# Task instructions
Below are the records; extract from them the line containing "Recreate this image" to the line containing "(bankA.north west) -- ++(0,-8);", both lines included, exactly and with no pictures.

# Data provided
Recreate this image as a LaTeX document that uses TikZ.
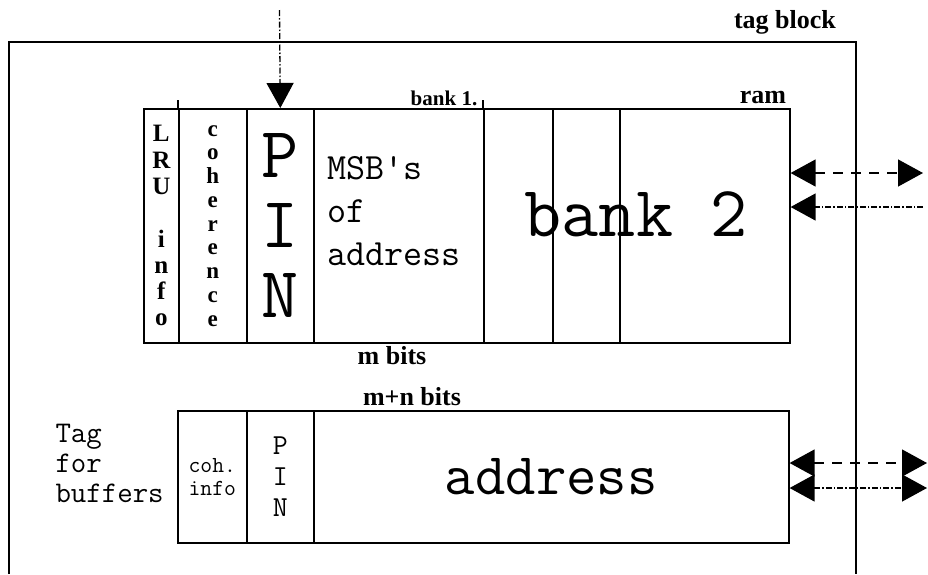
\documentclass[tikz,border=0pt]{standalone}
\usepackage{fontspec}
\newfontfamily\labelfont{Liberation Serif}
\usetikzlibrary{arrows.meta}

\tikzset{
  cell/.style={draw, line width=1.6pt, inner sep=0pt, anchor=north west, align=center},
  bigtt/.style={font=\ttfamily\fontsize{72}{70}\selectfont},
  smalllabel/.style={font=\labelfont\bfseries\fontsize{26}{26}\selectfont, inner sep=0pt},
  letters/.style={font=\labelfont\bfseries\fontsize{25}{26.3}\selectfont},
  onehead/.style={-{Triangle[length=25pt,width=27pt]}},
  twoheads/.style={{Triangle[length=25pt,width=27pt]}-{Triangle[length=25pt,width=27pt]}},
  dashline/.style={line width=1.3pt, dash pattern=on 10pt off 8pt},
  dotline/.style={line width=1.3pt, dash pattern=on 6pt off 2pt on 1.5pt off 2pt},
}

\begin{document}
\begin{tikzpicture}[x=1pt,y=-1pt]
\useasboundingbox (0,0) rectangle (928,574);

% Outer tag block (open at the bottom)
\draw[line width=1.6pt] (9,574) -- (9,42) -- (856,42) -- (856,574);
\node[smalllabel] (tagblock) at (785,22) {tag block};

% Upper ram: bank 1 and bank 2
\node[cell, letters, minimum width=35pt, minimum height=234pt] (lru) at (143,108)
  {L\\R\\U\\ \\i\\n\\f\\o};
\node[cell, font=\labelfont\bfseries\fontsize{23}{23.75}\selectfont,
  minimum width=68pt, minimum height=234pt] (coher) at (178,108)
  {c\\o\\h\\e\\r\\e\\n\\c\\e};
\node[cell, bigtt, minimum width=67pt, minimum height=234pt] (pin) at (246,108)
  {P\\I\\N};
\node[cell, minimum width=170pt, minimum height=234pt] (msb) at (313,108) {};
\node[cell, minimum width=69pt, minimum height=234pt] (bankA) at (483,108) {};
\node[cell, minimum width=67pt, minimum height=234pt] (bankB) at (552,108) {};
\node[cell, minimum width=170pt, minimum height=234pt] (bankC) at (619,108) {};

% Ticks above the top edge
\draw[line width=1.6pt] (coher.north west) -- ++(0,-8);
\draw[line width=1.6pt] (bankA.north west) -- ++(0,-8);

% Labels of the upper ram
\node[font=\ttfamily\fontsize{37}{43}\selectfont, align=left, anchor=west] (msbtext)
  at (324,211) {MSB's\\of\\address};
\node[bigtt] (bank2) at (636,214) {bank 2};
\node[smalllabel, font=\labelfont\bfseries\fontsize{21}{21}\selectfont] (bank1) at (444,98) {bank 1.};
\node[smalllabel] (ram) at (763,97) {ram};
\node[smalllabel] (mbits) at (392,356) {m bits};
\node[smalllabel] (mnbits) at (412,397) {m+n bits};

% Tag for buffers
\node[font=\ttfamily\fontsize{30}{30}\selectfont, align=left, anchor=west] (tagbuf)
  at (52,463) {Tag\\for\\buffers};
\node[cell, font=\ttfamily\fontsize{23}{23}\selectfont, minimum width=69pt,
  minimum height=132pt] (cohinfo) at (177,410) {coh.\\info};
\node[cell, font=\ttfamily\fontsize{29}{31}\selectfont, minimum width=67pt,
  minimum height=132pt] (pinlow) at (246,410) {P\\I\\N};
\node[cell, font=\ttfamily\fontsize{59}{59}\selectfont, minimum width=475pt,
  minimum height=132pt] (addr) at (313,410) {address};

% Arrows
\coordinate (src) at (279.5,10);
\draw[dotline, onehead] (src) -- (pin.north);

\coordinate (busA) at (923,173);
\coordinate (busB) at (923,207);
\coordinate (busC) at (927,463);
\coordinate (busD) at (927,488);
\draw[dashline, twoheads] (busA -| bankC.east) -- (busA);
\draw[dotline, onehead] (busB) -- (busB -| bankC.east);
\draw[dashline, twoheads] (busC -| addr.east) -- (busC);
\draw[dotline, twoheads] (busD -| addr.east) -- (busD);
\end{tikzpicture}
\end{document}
==
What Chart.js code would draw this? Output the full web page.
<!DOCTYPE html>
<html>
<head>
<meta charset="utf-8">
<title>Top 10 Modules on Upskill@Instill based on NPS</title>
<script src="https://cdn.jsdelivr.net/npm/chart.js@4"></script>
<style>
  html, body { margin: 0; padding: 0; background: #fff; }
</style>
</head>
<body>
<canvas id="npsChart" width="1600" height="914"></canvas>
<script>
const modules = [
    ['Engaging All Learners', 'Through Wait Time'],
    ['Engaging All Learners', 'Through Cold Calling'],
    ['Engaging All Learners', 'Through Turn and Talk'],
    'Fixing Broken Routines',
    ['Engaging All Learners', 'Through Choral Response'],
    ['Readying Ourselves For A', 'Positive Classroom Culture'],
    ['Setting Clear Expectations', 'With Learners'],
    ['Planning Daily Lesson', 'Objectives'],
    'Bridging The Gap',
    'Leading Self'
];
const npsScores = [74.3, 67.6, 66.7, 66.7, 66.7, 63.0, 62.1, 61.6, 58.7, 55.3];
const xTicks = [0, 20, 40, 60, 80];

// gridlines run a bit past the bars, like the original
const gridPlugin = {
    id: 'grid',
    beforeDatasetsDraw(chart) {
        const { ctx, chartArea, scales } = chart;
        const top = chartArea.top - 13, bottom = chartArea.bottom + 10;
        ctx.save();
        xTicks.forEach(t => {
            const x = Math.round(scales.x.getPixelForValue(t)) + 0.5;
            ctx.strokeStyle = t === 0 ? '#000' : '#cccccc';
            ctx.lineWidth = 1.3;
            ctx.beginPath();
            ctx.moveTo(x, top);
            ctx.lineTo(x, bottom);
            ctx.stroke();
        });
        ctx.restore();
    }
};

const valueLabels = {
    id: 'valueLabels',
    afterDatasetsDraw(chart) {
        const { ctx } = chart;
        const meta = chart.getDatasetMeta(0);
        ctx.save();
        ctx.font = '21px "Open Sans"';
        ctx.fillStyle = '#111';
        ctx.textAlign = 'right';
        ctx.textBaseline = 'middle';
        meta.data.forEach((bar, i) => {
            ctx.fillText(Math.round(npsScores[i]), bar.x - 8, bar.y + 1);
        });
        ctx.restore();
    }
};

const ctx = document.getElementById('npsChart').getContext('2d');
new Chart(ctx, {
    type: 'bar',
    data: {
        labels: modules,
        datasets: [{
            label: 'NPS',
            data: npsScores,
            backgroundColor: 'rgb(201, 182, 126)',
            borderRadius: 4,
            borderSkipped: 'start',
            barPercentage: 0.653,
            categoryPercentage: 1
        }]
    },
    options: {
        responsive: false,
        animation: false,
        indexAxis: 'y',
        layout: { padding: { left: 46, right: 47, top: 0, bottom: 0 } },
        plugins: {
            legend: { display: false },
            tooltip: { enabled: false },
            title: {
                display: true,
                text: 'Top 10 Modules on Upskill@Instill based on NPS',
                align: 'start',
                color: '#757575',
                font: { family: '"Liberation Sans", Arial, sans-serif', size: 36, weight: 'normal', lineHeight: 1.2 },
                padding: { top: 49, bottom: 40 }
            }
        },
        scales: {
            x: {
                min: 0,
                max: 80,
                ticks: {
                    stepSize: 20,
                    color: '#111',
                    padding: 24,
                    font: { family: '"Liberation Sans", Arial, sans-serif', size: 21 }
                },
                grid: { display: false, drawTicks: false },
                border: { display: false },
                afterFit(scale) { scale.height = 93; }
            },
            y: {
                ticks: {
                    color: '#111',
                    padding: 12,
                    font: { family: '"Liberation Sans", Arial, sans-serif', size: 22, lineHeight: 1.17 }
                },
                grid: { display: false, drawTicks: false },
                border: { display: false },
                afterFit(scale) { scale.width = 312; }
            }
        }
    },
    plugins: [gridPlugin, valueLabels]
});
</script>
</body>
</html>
---
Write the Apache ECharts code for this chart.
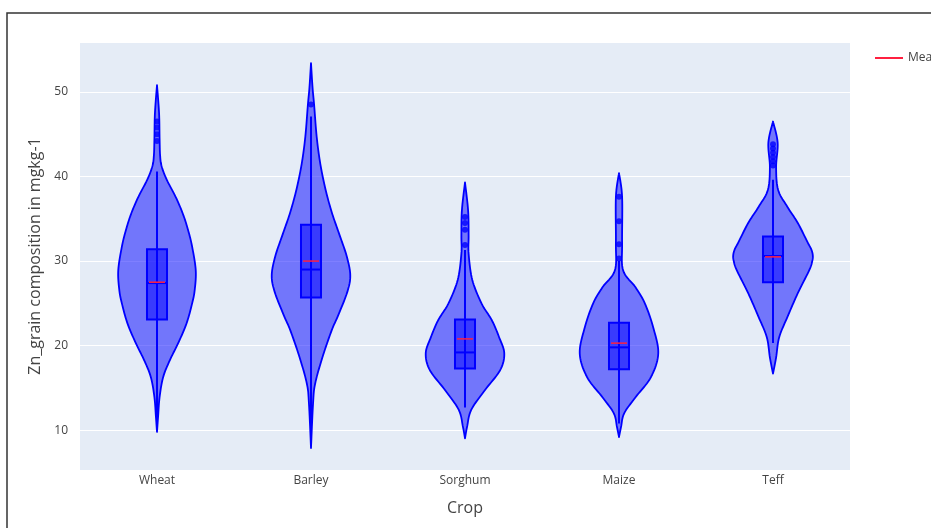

# Output for this exercise
Recreate this image as a LaTeX document that uses TikZ.
\documentclass[tikz,border=0pt]{standalone}
\usepackage{fontspec}
\newfontfamily\labelfont{Liberation Serif}
\usetikzlibrary{arrows.meta}

\tikzset{
  cell/.style={draw, line width=1.6pt, inner sep=0pt, anchor=north west, align=center},
  bigtt/.style={font=\ttfamily\fontsize{72}{70}\selectfont},
  smalllabel/.style={font=\labelfont\bfseries\fontsize{26}{26}\selectfont, inner sep=0pt},
  letters/.style={font=\labelfont\bfseries\fontsize{25}{26.3}\selectfont},
  onehead/.style={-{Triangle[length=25pt,width=27pt]}},
  twoheads/.style={{Triangle[length=25pt,width=27pt]}-{Triangle[length=25pt,width=27pt]}},
  dashline/.style={line width=1.3pt, dash pattern=on 10pt off 8pt},
  dotline/.style={line width=1.3pt, dash pattern=on 6pt off 2pt on 1.5pt off 2pt},
}

\begin{document}
\begin{tikzpicture}[x=1pt,y=-1pt]
\useasboundingbox (0,0) rectangle (928,574);

% Outer tag block (open at the bottom)
\draw[line width=1.6pt] (9,574) -- (9,42) -- (856,42) -- (856,574);
\node[smalllabel] (tagblock) at (785,22) {tag block};

% Upper ram: bank 1 and bank 2
\node[cell, letters, minimum width=35pt, minimum height=234pt] (lru) at (143,108)
  {L\\R\\U\\ \\i\\n\\f\\o};
\node[cell, font=\labelfont\bfseries\fontsize{23}{23.75}\selectfont,
  minimum width=68pt, minimum height=234pt] (coher) at (178,108)
  {c\\o\\h\\e\\r\\e\\n\\c\\e};
\node[cell, bigtt, minimum width=67pt, minimum height=234pt] (pin) at (246,108)
  {P\\I\\N};
\node[cell, minimum width=170pt, minimum height=234pt] (msb) at (313,108) {};
\node[cell, minimum width=69pt, minimum height=234pt] (bankA) at (483,108) {};
\node[cell, minimum width=67pt, minimum height=234pt] (bankB) at (552,108) {};
\node[cell, minimum width=170pt, minimum height=234pt] (bankC) at (619,108) {};

% Ticks above the top edge
\draw[line width=1.6pt] (coher.north west) -- ++(0,-8);
\draw[line width=1.6pt] (bankA.north west) -- ++(0,-8);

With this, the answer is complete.